The request ▸
Each line from the start of the data below through the one containing "radius=214, y radius=252];" must be reproduced exactly.

Source data ▸
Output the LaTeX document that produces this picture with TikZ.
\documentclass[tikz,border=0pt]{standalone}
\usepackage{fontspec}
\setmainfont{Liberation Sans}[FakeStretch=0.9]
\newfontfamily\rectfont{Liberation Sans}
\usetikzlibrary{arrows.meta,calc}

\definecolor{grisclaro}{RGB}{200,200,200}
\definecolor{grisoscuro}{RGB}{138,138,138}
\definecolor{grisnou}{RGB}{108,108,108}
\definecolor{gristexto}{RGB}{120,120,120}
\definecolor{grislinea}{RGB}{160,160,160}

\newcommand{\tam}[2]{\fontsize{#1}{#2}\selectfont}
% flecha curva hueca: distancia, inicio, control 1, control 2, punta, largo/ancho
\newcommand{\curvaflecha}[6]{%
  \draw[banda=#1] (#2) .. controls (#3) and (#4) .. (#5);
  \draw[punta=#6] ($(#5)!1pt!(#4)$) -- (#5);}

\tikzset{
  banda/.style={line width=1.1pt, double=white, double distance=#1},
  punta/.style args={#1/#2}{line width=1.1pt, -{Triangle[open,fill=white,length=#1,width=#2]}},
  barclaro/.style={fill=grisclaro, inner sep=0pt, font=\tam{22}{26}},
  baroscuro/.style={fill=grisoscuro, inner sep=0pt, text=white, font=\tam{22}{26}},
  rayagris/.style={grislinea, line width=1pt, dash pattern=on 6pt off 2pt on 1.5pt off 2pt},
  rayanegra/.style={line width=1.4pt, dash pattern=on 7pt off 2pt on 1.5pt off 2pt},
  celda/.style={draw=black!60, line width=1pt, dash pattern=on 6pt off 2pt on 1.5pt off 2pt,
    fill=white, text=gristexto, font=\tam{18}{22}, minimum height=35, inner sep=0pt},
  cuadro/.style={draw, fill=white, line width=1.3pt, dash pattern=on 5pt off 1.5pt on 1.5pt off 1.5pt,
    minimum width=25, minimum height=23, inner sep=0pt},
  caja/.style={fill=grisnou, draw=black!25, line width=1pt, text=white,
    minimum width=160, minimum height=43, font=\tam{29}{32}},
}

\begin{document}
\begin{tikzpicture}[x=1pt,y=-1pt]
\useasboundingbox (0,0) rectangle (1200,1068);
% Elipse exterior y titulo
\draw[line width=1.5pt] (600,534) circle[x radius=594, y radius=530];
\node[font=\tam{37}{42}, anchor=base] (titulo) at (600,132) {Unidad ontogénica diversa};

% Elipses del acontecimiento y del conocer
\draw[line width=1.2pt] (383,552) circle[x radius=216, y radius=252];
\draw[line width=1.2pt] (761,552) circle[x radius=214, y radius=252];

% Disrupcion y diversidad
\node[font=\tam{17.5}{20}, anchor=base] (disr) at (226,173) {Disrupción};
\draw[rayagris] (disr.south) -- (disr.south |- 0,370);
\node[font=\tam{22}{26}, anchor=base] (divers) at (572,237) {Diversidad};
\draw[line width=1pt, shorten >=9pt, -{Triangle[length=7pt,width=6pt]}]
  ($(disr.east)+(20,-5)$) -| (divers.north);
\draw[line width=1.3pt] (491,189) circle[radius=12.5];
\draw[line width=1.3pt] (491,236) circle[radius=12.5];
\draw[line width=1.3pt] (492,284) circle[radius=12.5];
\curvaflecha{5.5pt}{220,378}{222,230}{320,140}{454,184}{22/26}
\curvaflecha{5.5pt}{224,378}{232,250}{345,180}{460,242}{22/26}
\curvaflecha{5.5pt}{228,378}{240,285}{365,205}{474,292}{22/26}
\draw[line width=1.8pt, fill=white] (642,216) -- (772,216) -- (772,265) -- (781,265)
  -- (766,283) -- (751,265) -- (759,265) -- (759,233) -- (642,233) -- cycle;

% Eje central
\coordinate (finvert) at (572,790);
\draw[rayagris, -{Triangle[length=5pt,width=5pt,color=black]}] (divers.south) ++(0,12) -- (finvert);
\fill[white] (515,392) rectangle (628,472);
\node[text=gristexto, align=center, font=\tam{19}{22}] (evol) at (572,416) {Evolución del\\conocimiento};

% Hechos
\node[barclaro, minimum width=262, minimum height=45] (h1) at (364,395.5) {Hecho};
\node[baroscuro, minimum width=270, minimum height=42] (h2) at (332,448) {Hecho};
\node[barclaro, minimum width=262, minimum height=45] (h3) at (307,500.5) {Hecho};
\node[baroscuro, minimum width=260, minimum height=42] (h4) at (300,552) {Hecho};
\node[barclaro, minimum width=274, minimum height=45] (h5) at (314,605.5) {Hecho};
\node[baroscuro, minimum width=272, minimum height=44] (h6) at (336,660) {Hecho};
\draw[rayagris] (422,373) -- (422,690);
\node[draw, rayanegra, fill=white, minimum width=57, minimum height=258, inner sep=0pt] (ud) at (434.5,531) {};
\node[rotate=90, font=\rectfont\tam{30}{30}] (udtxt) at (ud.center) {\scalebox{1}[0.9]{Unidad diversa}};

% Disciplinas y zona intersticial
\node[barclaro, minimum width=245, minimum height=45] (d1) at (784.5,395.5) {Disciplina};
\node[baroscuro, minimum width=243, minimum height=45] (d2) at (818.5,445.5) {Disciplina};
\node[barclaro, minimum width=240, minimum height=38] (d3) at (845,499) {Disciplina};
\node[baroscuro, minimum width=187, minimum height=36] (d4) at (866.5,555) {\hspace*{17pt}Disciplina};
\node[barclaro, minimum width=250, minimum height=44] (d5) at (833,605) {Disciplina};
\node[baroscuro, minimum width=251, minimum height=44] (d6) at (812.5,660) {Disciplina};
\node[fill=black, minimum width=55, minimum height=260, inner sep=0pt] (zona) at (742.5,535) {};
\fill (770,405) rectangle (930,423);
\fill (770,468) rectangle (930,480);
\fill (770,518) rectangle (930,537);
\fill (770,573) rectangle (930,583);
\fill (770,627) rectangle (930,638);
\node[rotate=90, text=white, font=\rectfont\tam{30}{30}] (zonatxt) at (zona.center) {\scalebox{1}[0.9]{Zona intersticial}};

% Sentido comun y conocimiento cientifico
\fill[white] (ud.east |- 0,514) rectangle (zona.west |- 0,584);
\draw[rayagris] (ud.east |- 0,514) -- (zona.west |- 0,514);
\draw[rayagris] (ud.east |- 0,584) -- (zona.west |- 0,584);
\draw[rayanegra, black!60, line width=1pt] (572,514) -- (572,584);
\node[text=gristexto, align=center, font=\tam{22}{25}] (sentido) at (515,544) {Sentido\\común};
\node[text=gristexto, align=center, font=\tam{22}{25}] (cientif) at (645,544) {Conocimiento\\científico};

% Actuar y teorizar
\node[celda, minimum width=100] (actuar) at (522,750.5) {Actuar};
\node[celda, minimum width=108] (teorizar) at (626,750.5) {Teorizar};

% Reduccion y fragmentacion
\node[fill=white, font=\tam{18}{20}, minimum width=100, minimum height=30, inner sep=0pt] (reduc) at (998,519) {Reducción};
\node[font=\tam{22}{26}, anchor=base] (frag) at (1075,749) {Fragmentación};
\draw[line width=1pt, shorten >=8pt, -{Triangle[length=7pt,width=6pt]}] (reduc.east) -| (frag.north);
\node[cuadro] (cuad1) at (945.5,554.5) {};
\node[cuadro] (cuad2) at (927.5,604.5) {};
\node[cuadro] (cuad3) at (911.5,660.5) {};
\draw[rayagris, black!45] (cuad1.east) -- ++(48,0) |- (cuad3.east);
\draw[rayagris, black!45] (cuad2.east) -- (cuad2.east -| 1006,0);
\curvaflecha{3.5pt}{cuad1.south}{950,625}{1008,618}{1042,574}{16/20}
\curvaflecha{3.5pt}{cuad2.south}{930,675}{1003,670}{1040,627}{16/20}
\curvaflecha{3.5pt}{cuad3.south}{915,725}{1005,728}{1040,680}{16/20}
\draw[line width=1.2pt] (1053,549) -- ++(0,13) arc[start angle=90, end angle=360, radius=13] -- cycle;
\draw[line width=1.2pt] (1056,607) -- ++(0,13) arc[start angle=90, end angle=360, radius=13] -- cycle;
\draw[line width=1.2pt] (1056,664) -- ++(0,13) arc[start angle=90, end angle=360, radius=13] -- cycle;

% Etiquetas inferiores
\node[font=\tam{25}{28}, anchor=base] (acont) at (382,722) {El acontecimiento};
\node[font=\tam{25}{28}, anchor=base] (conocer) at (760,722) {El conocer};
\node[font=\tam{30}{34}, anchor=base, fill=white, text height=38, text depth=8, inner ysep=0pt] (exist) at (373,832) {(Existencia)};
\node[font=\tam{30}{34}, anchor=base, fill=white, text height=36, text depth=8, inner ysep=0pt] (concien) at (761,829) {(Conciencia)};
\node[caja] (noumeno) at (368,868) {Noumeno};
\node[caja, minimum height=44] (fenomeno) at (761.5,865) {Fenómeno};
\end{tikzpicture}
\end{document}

Task output ▸
Output the LaTeX document that produces this picture with TikZ.
\documentclass[tikz,border=0pt]{standalone}
\usepackage{fontspec}
\setmainfont{Liberation Sans}[FakeStretch=0.9]
\newfontfamily\rectfont{Liberation Sans}
\usetikzlibrary{arrows.meta,calc}

\definecolor{grisclaro}{RGB}{200,200,200}
\definecolor{grisoscuro}{RGB}{138,138,138}
\definecolor{grisnou}{RGB}{108,108,108}
\definecolor{gristexto}{RGB}{120,120,120}
\definecolor{grislinea}{RGB}{160,160,160}

\newcommand{\tam}[2]{\fontsize{#1}{#2}\selectfont}
% flecha curva hueca: distancia, inicio, control 1, control 2, punta, largo/ancho
\newcommand{\curvaflecha}[6]{%
  \draw[banda=#1] (#2) .. controls (#3) and (#4) .. (#5);
  \draw[punta=#6] ($(#5)!1pt!(#4)$) -- (#5);}

\tikzset{
  banda/.style={line width=1.1pt, double=white, double distance=#1},
  punta/.style args={#1/#2}{line width=1.1pt, -{Triangle[open,fill=white,length=#1,width=#2]}},
  barclaro/.style={fill=grisclaro, inner sep=0pt, font=\tam{22}{26}},
  baroscuro/.style={fill=grisoscuro, inner sep=0pt, text=white, font=\tam{22}{26}},
  rayagris/.style={grislinea, line width=1pt, dash pattern=on 6pt off 2pt on 1.5pt off 2pt},
  rayanegra/.style={line width=1.4pt, dash pattern=on 7pt off 2pt on 1.5pt off 2pt},
  celda/.style={draw=black!60, line width=1pt, dash pattern=on 6pt off 2pt on 1.5pt off 2pt,
    fill=white, text=gristexto, font=\tam{18}{22}, minimum height=35, inner sep=0pt},
  cuadro/.style={draw, fill=white, line width=1.3pt, dash pattern=on 5pt off 1.5pt on 1.5pt off 1.5pt,
    minimum width=25, minimum height=23, inner sep=0pt},
  caja/.style={fill=grisnou, draw=black!25, line width=1pt, text=white,
    minimum width=160, minimum height=43, font=\tam{29}{32}},
}

\begin{document}
\begin{tikzpicture}[x=1pt,y=-1pt]
\useasboundingbox (0,0) rectangle (1200,1068);
% Elipse exterior y titulo
\draw[line width=1.5pt] (600,534) circle[x radius=594, y radius=530];
\node[font=\tam{37}{42}, anchor=base] (titulo) at (600,132) {Unidad ontogénica diversa};

% Elipses del acontecimiento y del conocer
\draw[line width=1.2pt] (383,552) circle[x radius=216, y radius=252];
\draw[line width=1.2pt] (761,552) circle[x radius=214, y radius=252];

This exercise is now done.